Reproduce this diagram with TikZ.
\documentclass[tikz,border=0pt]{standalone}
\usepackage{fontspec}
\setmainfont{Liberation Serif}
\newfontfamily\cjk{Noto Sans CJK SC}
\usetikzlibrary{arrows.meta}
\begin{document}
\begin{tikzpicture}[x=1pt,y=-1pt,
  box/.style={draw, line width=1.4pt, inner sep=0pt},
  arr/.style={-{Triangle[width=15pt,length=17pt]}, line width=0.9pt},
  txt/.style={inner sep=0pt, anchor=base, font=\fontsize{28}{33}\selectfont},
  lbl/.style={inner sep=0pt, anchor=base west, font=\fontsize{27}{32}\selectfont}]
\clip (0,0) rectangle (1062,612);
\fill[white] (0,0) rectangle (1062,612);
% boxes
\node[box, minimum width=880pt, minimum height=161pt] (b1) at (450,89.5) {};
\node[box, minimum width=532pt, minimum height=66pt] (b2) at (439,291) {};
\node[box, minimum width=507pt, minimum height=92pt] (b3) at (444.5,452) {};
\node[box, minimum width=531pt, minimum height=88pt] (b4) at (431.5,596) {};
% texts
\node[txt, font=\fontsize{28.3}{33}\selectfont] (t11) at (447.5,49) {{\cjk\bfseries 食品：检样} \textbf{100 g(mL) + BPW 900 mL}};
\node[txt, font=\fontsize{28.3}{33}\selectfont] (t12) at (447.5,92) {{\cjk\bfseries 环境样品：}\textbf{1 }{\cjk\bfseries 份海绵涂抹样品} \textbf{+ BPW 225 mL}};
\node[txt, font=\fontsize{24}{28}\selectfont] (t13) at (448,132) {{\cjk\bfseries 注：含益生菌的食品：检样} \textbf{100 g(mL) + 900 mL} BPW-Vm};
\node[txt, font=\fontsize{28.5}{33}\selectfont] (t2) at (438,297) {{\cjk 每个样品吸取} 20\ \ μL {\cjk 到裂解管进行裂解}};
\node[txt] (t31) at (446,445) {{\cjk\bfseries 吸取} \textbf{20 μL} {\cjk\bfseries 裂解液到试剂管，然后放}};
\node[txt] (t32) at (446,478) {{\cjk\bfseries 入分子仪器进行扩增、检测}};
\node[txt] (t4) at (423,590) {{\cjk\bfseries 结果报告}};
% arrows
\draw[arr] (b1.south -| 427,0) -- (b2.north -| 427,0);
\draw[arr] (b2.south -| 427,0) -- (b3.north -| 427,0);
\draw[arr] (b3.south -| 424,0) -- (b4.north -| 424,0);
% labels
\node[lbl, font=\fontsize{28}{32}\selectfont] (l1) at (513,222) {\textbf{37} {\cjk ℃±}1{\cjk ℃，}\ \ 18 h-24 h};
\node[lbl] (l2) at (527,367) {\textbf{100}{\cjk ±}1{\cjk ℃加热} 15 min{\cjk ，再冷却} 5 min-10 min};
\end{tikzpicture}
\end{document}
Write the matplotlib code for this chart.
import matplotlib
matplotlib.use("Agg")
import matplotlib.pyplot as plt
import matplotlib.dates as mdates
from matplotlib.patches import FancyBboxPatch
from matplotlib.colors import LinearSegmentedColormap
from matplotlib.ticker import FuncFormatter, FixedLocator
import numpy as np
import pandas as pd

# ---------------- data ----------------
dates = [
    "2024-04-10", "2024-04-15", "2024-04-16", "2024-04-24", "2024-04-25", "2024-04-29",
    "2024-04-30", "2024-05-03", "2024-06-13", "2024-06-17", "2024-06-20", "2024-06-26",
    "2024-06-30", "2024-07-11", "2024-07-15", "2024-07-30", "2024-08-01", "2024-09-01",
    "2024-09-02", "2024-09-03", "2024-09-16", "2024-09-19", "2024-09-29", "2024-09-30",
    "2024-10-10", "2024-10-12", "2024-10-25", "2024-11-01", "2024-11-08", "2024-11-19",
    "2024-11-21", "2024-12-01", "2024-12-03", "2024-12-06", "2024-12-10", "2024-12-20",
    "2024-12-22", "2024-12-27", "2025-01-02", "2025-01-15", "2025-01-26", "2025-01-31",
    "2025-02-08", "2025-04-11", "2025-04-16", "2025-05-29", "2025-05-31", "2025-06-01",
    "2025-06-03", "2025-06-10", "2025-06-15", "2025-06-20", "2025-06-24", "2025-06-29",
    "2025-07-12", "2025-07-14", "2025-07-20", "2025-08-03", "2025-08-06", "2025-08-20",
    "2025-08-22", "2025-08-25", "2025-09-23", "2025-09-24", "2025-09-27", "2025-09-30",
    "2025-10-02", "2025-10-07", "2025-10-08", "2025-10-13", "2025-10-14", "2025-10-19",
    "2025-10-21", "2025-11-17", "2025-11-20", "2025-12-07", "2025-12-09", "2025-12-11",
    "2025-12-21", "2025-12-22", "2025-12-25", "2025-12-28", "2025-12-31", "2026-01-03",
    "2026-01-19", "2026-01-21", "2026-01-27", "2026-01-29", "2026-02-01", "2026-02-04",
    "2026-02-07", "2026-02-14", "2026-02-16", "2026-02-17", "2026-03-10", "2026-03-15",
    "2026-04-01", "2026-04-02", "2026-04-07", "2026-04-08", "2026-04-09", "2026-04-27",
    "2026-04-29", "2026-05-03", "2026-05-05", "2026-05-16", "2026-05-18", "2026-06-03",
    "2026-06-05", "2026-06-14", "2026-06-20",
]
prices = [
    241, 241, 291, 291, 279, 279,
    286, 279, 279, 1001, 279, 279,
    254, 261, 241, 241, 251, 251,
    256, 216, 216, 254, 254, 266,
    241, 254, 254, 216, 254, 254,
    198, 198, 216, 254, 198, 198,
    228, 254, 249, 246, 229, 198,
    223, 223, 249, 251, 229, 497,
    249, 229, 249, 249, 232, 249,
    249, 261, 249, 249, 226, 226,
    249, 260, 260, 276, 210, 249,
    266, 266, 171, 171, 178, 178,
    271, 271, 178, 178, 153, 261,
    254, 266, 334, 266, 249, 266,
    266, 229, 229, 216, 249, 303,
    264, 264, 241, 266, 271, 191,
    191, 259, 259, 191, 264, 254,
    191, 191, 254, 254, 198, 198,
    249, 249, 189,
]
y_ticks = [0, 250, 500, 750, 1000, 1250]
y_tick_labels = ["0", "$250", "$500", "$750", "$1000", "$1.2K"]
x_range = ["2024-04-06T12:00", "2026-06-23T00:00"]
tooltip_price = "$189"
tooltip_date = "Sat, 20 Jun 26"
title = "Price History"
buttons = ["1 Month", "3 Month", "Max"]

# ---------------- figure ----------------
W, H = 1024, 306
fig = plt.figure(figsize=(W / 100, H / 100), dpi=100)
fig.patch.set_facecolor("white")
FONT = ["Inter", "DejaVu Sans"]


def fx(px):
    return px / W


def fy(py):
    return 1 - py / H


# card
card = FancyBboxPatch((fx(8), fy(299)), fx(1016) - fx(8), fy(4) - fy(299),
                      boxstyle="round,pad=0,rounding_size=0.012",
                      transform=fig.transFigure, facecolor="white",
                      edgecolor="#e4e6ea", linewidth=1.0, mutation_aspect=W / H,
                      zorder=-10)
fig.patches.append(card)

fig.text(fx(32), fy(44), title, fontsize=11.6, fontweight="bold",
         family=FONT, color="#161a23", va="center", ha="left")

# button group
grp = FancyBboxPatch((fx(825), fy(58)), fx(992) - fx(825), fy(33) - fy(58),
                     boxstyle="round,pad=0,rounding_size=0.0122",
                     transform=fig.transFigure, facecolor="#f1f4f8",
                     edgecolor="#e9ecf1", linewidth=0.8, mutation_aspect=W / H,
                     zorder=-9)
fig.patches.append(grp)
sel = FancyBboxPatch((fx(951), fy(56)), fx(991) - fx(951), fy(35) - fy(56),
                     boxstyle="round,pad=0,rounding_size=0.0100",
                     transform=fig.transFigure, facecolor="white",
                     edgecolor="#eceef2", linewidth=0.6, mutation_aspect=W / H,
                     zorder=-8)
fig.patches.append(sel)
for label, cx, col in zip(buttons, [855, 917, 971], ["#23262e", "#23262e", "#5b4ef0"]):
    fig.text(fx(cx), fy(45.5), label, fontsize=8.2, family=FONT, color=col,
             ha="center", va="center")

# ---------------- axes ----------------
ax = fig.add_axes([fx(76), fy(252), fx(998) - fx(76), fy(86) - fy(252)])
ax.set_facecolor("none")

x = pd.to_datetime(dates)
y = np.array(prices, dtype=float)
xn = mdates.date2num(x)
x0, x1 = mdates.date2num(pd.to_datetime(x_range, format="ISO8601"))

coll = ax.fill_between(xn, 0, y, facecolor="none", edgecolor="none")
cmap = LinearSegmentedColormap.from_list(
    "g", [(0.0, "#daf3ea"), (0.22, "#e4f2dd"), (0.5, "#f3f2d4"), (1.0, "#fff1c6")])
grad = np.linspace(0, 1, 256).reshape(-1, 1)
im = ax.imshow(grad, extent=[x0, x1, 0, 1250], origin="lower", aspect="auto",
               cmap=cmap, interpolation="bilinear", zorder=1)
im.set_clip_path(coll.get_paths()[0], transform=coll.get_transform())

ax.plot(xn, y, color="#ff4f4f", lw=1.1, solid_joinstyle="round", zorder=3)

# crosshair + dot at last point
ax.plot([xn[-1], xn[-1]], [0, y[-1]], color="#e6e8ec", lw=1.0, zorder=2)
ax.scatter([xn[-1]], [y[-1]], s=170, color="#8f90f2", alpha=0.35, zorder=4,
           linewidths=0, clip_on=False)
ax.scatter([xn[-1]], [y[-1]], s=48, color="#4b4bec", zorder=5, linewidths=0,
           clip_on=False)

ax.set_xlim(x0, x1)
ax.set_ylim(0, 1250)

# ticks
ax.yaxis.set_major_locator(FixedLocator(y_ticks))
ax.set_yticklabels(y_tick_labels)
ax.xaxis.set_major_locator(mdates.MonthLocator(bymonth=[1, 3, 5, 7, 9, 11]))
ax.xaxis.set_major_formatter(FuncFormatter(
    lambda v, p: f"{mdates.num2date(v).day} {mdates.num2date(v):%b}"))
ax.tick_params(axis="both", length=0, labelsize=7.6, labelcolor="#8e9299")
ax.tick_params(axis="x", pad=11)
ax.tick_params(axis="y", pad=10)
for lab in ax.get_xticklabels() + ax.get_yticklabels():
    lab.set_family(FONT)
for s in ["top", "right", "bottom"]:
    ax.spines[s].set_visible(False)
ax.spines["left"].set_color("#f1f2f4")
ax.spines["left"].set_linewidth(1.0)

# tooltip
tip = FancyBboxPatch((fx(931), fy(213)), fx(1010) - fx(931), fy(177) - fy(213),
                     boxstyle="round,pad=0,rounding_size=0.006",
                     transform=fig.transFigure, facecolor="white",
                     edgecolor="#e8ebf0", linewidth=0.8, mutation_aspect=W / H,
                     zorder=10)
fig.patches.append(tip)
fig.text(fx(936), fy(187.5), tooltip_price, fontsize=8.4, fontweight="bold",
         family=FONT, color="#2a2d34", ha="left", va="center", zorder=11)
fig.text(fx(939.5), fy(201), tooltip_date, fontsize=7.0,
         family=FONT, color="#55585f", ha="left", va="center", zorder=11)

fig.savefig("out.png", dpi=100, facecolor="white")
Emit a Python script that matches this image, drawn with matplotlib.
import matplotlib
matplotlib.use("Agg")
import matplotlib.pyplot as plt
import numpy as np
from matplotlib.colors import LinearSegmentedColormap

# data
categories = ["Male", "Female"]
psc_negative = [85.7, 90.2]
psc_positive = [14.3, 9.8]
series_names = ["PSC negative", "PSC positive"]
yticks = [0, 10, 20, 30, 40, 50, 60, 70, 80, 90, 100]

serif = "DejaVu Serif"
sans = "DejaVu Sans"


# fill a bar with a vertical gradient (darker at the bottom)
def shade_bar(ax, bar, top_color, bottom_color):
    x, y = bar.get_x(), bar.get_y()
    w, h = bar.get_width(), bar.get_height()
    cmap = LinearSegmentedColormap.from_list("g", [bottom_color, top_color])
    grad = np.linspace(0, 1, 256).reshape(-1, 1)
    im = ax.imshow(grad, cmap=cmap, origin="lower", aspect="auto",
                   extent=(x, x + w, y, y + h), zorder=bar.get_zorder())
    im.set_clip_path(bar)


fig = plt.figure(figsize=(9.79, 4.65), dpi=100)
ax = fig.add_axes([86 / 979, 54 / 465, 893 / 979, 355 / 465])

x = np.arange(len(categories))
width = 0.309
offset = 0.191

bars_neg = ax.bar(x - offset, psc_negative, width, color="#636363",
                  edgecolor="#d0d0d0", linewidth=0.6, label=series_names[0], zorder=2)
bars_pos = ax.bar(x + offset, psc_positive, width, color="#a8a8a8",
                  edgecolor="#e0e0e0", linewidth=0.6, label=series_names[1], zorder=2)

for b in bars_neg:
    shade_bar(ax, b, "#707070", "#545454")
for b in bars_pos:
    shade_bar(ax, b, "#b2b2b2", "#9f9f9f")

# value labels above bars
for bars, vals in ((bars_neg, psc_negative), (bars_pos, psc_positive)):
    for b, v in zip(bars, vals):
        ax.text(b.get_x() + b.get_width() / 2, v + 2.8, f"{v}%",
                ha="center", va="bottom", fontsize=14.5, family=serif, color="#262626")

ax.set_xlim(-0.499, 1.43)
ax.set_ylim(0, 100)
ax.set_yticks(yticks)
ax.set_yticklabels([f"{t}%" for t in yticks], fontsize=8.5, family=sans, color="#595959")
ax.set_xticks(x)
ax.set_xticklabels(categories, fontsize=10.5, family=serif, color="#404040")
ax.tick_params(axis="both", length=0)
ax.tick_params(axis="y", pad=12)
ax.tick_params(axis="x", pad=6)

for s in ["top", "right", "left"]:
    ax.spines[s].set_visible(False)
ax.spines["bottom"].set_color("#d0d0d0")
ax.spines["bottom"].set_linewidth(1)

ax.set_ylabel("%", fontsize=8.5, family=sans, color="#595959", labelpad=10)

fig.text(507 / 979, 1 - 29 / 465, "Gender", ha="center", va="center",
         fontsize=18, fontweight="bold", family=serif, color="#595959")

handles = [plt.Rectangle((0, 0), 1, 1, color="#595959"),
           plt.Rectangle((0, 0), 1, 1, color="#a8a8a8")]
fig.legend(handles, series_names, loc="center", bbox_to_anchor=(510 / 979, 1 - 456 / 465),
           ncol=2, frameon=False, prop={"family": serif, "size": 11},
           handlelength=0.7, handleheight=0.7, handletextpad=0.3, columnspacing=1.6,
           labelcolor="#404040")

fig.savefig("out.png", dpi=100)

_____

* **Aim**: Look through the material above and print exactly the lines from the one containing "Emit a Python" to the one containing "offset = 0.191", both included, and nothing more.

* **Written response**:
Emit a Python script that matches this image, drawn with matplotlib.
import matplotlib
matplotlib.use("Agg")
import matplotlib.pyplot as plt
import numpy as np
from matplotlib.colors import LinearSegmentedColormap

# data
categories = ["Male", "Female"]
psc_negative = [85.7, 90.2]
psc_positive = [14.3, 9.8]
series_names = ["PSC negative", "PSC positive"]
yticks = [0, 10, 20, 30, 40, 50, 60, 70, 80, 90, 100]

serif = "DejaVu Serif"
sans = "DejaVu Sans"


# fill a bar with a vertical gradient (darker at the bottom)
def shade_bar(ax, bar, top_color, bottom_color):
    x, y = bar.get_x(), bar.get_y()
    w, h = bar.get_width(), bar.get_height()
    cmap = LinearSegmentedColormap.from_list("g", [bottom_color, top_color])
    grad = np.linspace(0, 1, 256).reshape(-1, 1)
    im = ax.imshow(grad, cmap=cmap, origin="lower", aspect="auto",
                   extent=(x, x + w, y, y + h), zorder=bar.get_zorder())
    im.set_clip_path(bar)


fig = plt.figure(figsize=(9.79, 4.65), dpi=100)
ax = fig.add_axes([86 / 979, 54 / 465, 893 / 979, 355 / 465])

x = np.arange(len(categories))
width = 0.309
offset = 0.191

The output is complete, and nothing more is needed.